GOAL OF THE EXERCISE -
Tally the lines that hold the string "this", and reply with the count alone.

DATASET ROWS -
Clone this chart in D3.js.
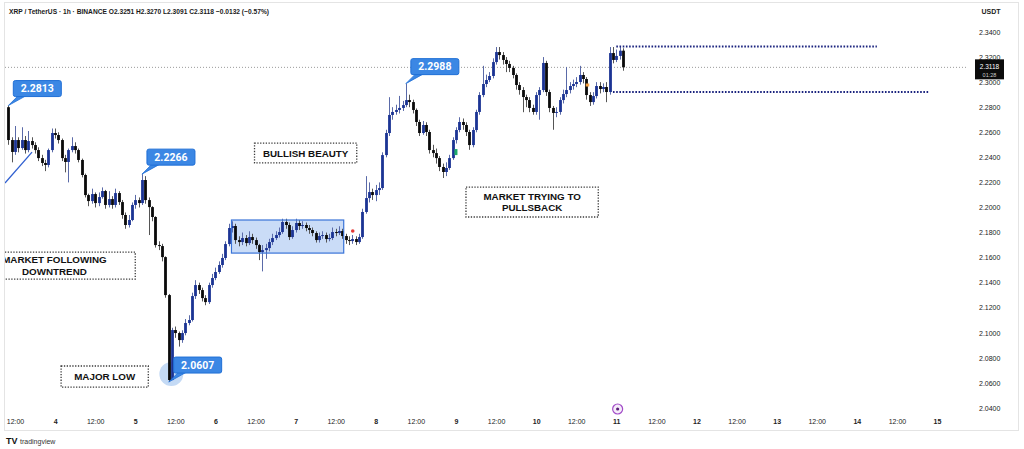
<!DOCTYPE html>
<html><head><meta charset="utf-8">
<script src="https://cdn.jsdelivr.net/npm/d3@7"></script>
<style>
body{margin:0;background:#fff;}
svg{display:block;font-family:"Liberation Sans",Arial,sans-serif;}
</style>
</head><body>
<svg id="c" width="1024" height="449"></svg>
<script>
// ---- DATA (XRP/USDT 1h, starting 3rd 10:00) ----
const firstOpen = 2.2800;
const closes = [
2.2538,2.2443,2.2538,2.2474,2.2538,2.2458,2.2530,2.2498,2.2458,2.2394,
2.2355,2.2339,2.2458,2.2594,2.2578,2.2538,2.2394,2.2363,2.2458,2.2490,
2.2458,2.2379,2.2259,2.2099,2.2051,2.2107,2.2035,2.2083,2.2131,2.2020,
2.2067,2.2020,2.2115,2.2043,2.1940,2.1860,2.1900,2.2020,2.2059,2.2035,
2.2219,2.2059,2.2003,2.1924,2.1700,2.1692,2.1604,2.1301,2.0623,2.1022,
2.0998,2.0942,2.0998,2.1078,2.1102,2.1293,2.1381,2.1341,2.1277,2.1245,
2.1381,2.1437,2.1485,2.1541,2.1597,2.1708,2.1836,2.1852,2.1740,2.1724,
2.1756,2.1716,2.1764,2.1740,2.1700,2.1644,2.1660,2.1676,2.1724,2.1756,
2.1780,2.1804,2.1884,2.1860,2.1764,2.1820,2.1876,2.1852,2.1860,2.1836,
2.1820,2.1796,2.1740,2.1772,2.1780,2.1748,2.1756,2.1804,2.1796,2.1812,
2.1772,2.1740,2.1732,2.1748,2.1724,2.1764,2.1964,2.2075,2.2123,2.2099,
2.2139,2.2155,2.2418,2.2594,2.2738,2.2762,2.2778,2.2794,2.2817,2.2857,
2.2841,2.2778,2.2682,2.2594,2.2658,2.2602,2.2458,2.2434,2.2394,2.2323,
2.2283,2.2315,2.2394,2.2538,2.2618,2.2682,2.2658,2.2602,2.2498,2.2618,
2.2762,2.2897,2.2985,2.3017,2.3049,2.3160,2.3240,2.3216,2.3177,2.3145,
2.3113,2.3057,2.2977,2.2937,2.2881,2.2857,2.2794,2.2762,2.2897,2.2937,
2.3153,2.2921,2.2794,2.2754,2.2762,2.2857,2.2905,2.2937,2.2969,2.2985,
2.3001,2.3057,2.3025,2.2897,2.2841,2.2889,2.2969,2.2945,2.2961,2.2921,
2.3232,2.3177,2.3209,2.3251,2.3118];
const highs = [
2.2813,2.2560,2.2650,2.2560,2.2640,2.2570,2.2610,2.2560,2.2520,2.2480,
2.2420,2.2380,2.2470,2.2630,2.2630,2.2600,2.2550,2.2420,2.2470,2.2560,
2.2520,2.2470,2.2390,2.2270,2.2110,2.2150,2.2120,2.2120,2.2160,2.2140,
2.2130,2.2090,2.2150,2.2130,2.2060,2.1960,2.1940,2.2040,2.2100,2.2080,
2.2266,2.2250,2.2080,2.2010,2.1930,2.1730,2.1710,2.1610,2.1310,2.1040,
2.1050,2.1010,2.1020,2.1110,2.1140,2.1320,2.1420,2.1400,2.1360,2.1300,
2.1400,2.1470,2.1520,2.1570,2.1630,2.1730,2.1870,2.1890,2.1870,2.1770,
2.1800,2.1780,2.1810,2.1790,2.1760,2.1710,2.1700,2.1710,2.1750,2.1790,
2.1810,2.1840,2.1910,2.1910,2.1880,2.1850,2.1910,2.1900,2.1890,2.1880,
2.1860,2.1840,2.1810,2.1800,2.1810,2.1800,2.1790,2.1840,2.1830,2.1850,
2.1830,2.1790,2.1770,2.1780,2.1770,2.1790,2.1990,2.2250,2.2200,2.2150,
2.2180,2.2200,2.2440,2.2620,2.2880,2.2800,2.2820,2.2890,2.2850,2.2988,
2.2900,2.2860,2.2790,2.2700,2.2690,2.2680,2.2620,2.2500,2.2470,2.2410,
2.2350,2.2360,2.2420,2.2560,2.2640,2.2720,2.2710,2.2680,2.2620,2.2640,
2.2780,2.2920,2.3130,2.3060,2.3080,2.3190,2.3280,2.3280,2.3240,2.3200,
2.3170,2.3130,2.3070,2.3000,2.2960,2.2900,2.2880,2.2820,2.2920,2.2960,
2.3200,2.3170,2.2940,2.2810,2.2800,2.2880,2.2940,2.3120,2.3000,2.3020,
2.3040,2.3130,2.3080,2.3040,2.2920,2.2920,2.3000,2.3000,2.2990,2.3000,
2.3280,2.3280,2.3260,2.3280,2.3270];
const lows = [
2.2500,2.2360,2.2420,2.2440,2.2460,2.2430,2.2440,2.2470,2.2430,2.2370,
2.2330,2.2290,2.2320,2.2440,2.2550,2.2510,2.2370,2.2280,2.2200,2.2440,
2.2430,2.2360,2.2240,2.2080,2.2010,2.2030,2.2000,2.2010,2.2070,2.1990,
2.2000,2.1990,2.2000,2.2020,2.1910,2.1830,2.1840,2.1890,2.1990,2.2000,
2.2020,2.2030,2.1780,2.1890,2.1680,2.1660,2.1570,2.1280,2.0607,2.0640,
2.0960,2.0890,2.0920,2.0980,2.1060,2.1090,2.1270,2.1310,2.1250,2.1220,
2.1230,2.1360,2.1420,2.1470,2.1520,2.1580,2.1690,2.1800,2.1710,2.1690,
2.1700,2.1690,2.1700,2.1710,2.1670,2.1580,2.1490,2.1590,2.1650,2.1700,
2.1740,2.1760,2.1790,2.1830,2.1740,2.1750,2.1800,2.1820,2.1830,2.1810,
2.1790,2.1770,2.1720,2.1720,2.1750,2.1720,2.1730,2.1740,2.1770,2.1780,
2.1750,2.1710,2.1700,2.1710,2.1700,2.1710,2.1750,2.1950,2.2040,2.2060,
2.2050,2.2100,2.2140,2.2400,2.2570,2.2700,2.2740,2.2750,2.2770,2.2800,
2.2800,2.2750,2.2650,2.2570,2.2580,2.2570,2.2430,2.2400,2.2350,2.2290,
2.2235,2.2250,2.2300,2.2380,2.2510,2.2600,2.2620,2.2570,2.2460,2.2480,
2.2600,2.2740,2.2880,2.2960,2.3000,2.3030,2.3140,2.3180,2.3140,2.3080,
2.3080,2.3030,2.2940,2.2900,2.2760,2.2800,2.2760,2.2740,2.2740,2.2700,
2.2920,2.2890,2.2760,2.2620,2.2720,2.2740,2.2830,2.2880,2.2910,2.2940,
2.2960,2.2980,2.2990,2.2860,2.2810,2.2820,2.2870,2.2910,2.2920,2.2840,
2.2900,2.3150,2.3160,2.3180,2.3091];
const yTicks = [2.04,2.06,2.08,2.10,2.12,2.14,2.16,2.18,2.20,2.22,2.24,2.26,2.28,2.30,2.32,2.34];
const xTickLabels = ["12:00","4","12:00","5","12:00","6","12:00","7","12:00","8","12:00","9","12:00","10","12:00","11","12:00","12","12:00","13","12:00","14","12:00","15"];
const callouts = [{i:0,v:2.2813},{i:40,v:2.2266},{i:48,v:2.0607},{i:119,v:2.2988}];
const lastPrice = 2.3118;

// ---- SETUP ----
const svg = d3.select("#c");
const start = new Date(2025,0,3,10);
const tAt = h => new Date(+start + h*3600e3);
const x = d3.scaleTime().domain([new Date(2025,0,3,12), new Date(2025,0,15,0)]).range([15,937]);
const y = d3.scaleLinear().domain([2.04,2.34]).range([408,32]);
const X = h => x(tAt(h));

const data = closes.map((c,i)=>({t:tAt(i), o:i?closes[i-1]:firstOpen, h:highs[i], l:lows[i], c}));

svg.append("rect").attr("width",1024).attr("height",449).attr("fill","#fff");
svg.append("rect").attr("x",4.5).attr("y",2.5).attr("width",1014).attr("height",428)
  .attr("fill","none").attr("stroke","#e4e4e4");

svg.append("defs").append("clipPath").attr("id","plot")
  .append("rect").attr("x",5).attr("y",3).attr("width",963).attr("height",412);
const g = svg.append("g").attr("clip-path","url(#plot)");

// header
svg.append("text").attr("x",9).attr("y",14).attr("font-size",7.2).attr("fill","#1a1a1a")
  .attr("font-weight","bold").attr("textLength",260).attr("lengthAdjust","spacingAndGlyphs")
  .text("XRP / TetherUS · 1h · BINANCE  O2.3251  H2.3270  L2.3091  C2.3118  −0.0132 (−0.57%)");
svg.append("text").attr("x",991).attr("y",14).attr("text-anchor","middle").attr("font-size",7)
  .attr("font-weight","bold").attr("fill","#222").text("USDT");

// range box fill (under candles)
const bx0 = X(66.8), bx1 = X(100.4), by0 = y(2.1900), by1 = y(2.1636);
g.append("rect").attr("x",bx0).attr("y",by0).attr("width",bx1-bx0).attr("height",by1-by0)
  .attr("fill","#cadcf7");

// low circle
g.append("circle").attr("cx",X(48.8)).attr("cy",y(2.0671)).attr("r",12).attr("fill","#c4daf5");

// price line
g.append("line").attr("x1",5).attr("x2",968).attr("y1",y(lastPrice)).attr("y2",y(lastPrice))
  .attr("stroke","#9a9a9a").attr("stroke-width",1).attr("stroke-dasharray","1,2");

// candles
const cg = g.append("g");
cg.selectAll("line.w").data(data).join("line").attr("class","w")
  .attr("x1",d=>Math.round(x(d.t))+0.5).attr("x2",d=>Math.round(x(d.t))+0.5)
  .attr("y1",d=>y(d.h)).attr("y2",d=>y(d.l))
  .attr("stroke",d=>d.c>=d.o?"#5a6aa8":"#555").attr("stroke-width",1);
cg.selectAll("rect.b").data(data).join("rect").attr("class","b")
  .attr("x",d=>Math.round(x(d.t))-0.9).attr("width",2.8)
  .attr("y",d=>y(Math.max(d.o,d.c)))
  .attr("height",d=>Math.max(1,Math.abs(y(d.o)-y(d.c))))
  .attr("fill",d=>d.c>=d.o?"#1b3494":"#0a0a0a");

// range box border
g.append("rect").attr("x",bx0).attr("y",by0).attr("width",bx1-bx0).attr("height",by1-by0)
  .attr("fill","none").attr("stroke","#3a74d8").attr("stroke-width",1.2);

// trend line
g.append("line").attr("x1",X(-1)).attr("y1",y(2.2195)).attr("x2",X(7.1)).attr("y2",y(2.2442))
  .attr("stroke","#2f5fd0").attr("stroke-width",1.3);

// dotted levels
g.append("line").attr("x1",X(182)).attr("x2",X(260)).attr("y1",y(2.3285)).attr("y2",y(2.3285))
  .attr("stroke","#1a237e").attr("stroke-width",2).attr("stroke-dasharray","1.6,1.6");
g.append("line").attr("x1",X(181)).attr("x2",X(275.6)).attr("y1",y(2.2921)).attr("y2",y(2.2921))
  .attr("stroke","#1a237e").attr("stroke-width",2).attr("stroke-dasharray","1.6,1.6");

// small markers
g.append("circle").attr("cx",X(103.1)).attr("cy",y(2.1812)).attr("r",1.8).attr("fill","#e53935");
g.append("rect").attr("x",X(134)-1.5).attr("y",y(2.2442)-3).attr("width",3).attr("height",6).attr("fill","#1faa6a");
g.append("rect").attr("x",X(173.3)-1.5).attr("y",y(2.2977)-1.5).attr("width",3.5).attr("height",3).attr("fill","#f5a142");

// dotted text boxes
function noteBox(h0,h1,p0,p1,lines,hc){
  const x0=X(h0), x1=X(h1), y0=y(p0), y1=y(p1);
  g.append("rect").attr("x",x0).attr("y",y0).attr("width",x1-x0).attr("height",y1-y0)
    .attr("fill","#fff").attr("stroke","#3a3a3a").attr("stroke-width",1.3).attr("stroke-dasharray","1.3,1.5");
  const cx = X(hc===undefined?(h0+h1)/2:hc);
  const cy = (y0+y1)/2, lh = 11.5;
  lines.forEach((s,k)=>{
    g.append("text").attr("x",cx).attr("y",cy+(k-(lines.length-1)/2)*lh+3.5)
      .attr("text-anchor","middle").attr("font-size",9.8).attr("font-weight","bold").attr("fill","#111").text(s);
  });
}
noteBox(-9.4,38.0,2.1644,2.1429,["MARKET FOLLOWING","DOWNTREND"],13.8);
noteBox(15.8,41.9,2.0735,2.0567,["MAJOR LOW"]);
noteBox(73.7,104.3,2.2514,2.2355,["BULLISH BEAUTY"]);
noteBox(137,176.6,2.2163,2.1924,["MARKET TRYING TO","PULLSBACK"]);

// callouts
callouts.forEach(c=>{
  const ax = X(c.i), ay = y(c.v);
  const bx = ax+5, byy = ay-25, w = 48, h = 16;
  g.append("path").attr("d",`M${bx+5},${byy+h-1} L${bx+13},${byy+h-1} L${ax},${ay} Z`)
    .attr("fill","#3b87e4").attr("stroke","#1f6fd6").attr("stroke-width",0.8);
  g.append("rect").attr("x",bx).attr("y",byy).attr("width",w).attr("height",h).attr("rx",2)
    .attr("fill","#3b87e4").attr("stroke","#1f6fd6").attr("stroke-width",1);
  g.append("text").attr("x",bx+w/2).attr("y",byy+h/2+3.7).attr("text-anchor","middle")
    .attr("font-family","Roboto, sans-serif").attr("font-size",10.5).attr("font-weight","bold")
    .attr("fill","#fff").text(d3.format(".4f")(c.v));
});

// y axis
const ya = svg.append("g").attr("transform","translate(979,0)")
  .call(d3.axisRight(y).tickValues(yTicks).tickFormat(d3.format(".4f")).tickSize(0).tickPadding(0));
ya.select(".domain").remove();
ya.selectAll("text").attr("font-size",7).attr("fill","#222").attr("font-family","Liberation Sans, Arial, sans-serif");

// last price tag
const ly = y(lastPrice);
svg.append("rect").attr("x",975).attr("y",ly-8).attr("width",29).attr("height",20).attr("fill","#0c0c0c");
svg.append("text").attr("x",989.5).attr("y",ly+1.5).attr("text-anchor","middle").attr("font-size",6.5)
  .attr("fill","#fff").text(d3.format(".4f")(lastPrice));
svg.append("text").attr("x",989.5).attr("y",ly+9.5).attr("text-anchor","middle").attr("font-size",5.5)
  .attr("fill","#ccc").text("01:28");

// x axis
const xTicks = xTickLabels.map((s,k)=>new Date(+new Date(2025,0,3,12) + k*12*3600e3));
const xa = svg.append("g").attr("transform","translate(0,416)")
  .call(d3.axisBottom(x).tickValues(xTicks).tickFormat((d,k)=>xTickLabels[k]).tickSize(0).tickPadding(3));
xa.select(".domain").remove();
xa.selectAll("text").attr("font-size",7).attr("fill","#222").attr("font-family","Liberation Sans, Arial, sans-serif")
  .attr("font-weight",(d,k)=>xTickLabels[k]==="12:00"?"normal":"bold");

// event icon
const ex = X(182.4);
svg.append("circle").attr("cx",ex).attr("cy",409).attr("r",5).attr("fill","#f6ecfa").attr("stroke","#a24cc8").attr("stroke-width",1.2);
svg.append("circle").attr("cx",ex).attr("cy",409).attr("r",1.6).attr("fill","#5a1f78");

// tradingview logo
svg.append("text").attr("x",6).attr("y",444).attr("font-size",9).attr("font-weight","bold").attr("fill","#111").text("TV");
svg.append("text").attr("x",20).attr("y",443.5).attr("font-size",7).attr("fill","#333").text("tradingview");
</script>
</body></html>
* * *
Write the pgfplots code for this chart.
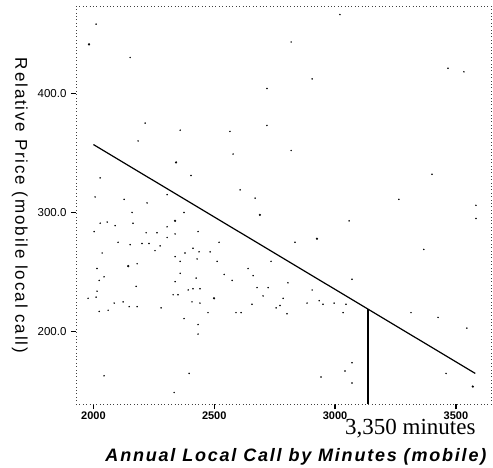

EXPECTED ANSWER -
2